— Start of Given information —

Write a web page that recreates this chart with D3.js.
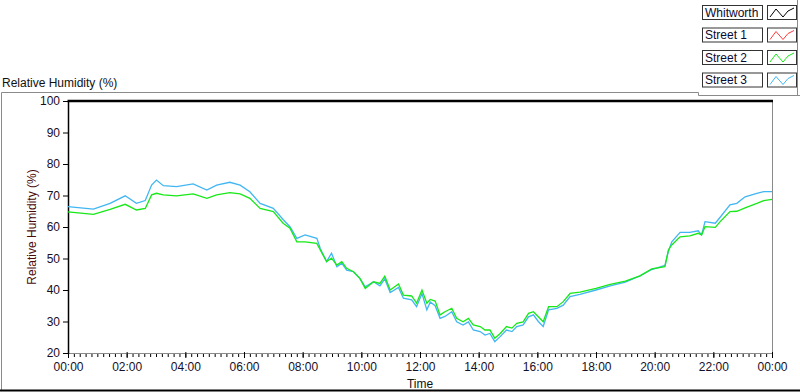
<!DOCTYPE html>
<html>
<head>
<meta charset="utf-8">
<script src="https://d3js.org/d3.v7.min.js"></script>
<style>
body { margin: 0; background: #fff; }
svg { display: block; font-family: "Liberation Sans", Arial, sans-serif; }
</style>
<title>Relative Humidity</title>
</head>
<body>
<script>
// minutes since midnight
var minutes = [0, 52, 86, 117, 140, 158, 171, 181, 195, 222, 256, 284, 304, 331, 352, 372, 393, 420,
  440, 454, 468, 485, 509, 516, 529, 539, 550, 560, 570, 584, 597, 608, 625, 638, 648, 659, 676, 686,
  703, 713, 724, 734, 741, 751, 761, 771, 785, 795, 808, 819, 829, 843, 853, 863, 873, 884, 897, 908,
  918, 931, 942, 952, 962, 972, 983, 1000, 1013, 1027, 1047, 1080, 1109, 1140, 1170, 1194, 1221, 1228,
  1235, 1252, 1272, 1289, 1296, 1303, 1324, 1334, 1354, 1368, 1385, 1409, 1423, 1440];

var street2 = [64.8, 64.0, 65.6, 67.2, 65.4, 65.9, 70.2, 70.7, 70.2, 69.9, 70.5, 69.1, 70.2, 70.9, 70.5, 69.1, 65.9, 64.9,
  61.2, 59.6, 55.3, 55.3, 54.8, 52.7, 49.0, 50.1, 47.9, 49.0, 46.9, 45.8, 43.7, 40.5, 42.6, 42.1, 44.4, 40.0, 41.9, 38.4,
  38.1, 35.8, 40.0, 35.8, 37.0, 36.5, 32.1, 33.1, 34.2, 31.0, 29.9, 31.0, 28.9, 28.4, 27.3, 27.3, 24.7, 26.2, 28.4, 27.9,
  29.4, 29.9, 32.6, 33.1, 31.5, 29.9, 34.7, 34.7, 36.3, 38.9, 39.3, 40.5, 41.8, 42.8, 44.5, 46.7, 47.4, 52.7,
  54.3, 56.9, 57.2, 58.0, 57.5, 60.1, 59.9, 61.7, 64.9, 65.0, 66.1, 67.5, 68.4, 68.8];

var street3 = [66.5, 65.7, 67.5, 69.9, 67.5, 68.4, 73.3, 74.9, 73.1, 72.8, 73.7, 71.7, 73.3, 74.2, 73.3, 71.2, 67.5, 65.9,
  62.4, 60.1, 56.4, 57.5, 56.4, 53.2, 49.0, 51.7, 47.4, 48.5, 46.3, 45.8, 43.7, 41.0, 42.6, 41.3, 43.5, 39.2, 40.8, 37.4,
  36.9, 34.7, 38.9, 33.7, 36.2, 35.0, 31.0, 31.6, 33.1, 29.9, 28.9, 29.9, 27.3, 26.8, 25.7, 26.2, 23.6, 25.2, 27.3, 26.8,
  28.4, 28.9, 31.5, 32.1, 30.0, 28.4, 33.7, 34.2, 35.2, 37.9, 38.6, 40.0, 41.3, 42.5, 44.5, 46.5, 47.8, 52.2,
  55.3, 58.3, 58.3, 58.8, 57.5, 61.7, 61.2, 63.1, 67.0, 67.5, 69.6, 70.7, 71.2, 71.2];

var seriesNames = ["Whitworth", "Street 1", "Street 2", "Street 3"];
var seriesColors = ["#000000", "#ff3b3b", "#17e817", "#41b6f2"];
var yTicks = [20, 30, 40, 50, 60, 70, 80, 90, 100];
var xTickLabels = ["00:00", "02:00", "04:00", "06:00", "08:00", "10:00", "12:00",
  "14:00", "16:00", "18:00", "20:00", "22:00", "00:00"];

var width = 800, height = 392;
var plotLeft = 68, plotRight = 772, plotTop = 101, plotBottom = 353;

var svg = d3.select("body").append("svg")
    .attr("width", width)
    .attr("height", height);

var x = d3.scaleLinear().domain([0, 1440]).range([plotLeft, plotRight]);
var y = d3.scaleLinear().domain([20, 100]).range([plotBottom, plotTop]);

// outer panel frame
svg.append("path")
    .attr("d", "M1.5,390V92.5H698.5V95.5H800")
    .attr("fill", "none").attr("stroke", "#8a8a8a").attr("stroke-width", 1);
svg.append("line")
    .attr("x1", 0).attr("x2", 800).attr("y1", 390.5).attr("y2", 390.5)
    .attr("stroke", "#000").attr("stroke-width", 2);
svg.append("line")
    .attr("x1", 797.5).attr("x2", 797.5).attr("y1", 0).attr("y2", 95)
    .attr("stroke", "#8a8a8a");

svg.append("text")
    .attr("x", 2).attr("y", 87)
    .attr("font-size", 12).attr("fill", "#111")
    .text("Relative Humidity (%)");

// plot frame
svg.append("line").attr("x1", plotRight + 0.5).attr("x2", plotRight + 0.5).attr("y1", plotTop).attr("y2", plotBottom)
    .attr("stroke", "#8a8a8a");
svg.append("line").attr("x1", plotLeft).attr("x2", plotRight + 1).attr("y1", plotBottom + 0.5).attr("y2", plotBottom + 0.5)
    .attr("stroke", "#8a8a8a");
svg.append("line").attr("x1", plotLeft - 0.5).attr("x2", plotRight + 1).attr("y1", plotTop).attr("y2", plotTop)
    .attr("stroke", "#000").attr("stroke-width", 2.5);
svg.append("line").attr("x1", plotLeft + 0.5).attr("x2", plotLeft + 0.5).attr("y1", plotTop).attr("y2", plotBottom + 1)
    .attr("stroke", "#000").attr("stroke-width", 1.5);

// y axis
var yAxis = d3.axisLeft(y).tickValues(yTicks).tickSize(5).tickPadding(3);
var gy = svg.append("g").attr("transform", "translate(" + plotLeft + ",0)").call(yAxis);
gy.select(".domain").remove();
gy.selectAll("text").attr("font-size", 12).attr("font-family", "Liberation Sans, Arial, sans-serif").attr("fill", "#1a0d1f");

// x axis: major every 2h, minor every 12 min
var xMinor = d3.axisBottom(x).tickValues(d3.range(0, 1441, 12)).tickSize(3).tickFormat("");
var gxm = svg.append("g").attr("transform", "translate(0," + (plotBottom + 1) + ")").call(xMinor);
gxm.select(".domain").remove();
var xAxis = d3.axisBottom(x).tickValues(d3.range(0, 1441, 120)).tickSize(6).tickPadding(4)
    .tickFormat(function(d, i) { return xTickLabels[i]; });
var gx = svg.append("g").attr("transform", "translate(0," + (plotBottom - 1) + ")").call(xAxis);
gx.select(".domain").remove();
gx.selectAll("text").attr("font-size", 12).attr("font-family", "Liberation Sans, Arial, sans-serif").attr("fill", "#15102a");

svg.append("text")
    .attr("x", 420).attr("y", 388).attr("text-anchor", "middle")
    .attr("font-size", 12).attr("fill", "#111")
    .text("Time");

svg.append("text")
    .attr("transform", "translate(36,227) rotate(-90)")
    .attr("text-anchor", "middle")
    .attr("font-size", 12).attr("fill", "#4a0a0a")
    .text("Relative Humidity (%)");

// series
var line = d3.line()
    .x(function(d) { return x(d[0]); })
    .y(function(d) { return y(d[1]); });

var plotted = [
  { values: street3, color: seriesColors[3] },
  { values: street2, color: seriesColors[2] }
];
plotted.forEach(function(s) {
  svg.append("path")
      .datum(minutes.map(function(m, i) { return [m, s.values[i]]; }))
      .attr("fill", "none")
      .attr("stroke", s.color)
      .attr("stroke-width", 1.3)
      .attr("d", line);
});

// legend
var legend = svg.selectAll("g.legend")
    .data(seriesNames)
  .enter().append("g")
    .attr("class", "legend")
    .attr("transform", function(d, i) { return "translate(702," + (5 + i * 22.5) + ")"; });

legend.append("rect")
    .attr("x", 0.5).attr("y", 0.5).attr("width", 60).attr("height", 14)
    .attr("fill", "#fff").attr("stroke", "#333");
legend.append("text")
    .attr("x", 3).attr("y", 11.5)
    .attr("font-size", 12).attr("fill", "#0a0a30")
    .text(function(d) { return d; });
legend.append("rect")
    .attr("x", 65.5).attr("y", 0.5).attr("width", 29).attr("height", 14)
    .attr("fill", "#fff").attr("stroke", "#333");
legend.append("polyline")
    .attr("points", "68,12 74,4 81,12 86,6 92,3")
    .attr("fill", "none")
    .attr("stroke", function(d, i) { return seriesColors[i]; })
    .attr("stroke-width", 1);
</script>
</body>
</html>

— End of Given information —

> [Given instruction]: Begin at the top of the material above and output each line exactly, stopping after the line that holds "1409, 1423, 1440];". Leave out pictures.

> [Output]:
Write a web page that recreates this chart with D3.js.
<!DOCTYPE html>
<html>
<head>
<meta charset="utf-8">
<script src="https://d3js.org/d3.v7.min.js"></script>
<style>
body { margin: 0; background: #fff; }
svg { display: block; font-family: "Liberation Sans", Arial, sans-serif; }
</style>
<title>Relative Humidity</title>
</head>
<body>
<script>
// minutes since midnight
var minutes = [0, 52, 86, 117, 140, 158, 171, 181, 195, 222, 256, 284, 304, 331, 352, 372, 393, 420,
  440, 454, 468, 485, 509, 516, 529, 539, 550, 560, 570, 584, 597, 608, 625, 638, 648, 659, 676, 686,
  703, 713, 724, 734, 741, 751, 761, 771, 785, 795, 808, 819, 829, 843, 853, 863, 873, 884, 897, 908,
  918, 931, 942, 952, 962, 972, 983, 1000, 1013, 1027, 1047, 1080, 1109, 1140, 1170, 1194, 1221, 1228,
  1235, 1252, 1272, 1289, 1296, 1303, 1324, 1334, 1354, 1368, 1385, 1409, 1423, 1440];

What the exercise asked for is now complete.